BRIEF =
Give the data below again exactly as written, without its pictures.

DATASET EXCERPT =

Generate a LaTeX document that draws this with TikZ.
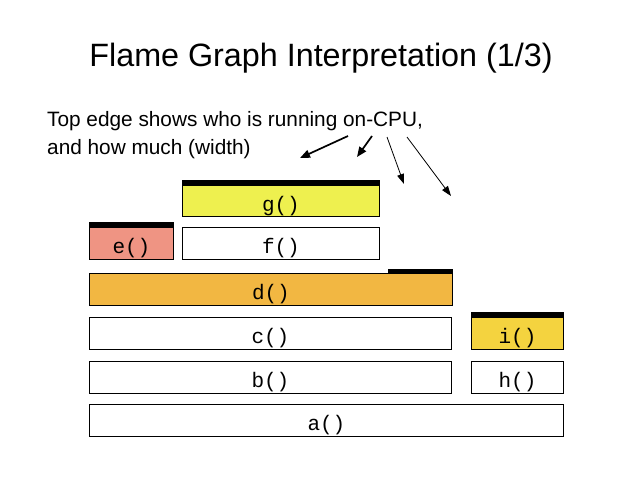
\documentclass[tikz,border=0pt]{standalone}
\usepackage{fontspec}
\setmainfont{Liberation Sans}
\newfontfamily\monofnt{Liberation Mono}
\usetikzlibrary{arrows.meta}
\definecolor{gyellow}{HTML}{EEF04F}
\definecolor{esalmon}{HTML}{EF9483}
\definecolor{dorange}{HTML}{F2B742}
\definecolor{iyellow}{HTML}{F4D33F}
\tikzset{
  frame/.style={draw=black, line width=0.9pt, inner sep=0pt, anchor=north west,
    minimum height=32pt, text height=21pt, text depth=0pt,
    font=\monofnt\fontsize{21}{22}\selectfont},
  topbar/.style={fill=black},
  thickarrow/.style={line width=1.7pt, -{Triangle[length=10pt,width=8pt]}},
  thinarrow/.style={line width=0.8pt, -{Triangle[length=10pt,width=7pt]}},
  bodytext/.style={anchor=base west, inner sep=0pt, font=\fontsize{20.8}{24}\selectfont}
}
\begin{document}
\begin{tikzpicture}[x=1pt,y=-1pt]
\useasboundingbox[fill=white] (0,0) rectangle (638,479);
\node[anchor=base, inner sep=0pt, font=\fontsize{32.3}{36}\selectfont] (title) at (321,66.5) {Flame Graph Interpretation (1/3)};
\node[bodytext] (t1) at (47,126.5) {Top edge shows who is running on-CPU,};
\node[bodytext] (t2) at (47,154.5) {and how much (width)};

\node[frame, minimum width=474pt] (a) at (89,404) {a()};
\node[frame, minimum width=362pt] (b) at (89,361) {b()};
\node[frame, minimum width=92pt] (h) at (471,361) {h()};
\node[frame, minimum width=362pt] (c) at (89,317) {c()};
\node[frame, minimum width=92pt, fill=iyellow] (i) at (471,317) {i()};
\node[frame, minimum width=363pt, fill=dorange] (d) at (89,273) {d()};
\node[frame, minimum width=84pt, fill=esalmon] (e) at (89,227) {e()};
\node[frame, minimum width=197pt] (f) at (182,227) {f()};
\node[frame, minimum width=197pt, fill=gyellow, minimum height=31pt] (g) at (182,185) {g()};

\fill[topbar] ([xshift=-0.45pt]g.north west) rectangle ([xshift=0.45pt,yshift=5pt]g.north east);
\fill[topbar] ([xshift=-0.45pt]e.north west) rectangle ([xshift=0.45pt,yshift=5pt]e.north east);
\fill[topbar] ([xshift=-0.45pt]i.north west) rectangle ([xshift=0.45pt,yshift=5pt]i.north east);
\coordinate (dbar) at (388,273);
\fill[topbar] (dbar) rectangle ([xshift=0.45pt,yshift=4.5pt]d.north east);

\coordinate (s1) at (348,136); \coordinate (e1) at (300,158);
\coordinate (s2) at (372,136); \coordinate (e2) at (357,157);
\coordinate (s3) at (387,137); \coordinate (e3) at (404,184);
\coordinate (s4) at (407,137); \coordinate (e4) at (451,196);
\draw[thickarrow] (s1) -- (e1);
\draw[thickarrow] (s2) -- (e2);
\draw[thinarrow] (s3) -- (e3);
\draw[thinarrow] (s4) -- (e4);
\end{tikzpicture}
\end{document}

EXPECTED OUTPUT =
Generate a LaTeX document that draws this with TikZ.
\documentclass[tikz,border=0pt]{standalone}
\usepackage{fontspec}
\setmainfont{Liberation Sans}
\newfontfamily\monofnt{Liberation Mono}
\usetikzlibrary{arrows.meta}
\definecolor{gyellow}{HTML}{EEF04F}
\definecolor{esalmon}{HTML}{EF9483}
\definecolor{dorange}{HTML}{F2B742}
\definecolor{iyellow}{HTML}{F4D33F}
\tikzset{
  frame/.style={draw=black, line width=0.9pt, inner sep=0pt, anchor=north west,
    minimum height=32pt, text height=21pt, text depth=0pt,
    font=\monofnt\fontsize{21}{22}\selectfont},
  topbar/.style={fill=black},
  thickarrow/.style={line width=1.7pt, -{Triangle[length=10pt,width=8pt]}},
  thinarrow/.style={line width=0.8pt, -{Triangle[length=10pt,width=7pt]}},
  bodytext/.style={anchor=base west, inner sep=0pt, font=\fontsize{20.8}{24}\selectfont}
}
\begin{document}
\begin{tikzpicture}[x=1pt,y=-1pt]
\useasboundingbox[fill=white] (0,0) rectangle (638,479);
\node[anchor=base, inner sep=0pt, font=\fontsize{32.3}{36}\selectfont] (title) at (321,66.5) {Flame Graph Interpretation (1/3)};
\node[bodytext] (t1) at (47,126.5) {Top edge shows who is running on-CPU,};
\node[bodytext] (t2) at (47,154.5) {and how much (width)};

\node[frame, minimum width=474pt] (a) at (89,404) {a()};
\node[frame, minimum width=362pt] (b) at (89,361) {b()};
\node[frame, minimum width=92pt] (h) at (471,361) {h()};
\node[frame, minimum width=362pt] (c) at (89,317) {c()};
\node[frame, minimum width=92pt, fill=iyellow] (i) at (471,317) {i()};
\node[frame, minimum width=363pt, fill=dorange] (d) at (89,273) {d()};
\node[frame, minimum width=84pt, fill=esalmon] (e) at (89,227) {e()};
\node[frame, minimum width=197pt] (f) at (182,227) {f()};
\node[frame, minimum width=197pt, fill=gyellow, minimum height=31pt] (g) at (182,185) {g()};

\fill[topbar] ([xshift=-0.45pt]g.north west) rectangle ([xshift=0.45pt,yshift=5pt]g.north east);
\fill[topbar] ([xshift=-0.45pt]e.north west) rectangle ([xshift=0.45pt,yshift=5pt]e.north east);
\fill[topbar] ([xshift=-0.45pt]i.north west) rectangle ([xshift=0.45pt,yshift=5pt]i.north east);
\coordinate (dbar) at (388,273);
\fill[topbar] (dbar) rectangle ([xshift=0.45pt,yshift=4.5pt]d.north east);

\coordinate (s1) at (348,136); \coordinate (e1) at (300,158);
\coordinate (s2) at (372,136); \coordinate (e2) at (357,157);
\coordinate (s3) at (387,137); \coordinate (e3) at (404,184);
\coordinate (s4) at (407,137); \coordinate (e4) at (451,196);
\draw[thickarrow] (s1) -- (e1);
\draw[thickarrow] (s2) -- (e2);
\draw[thinarrow] (s3) -- (e3);
\draw[thinarrow] (s4) -- (e4);
\end{tikzpicture}
\end{document}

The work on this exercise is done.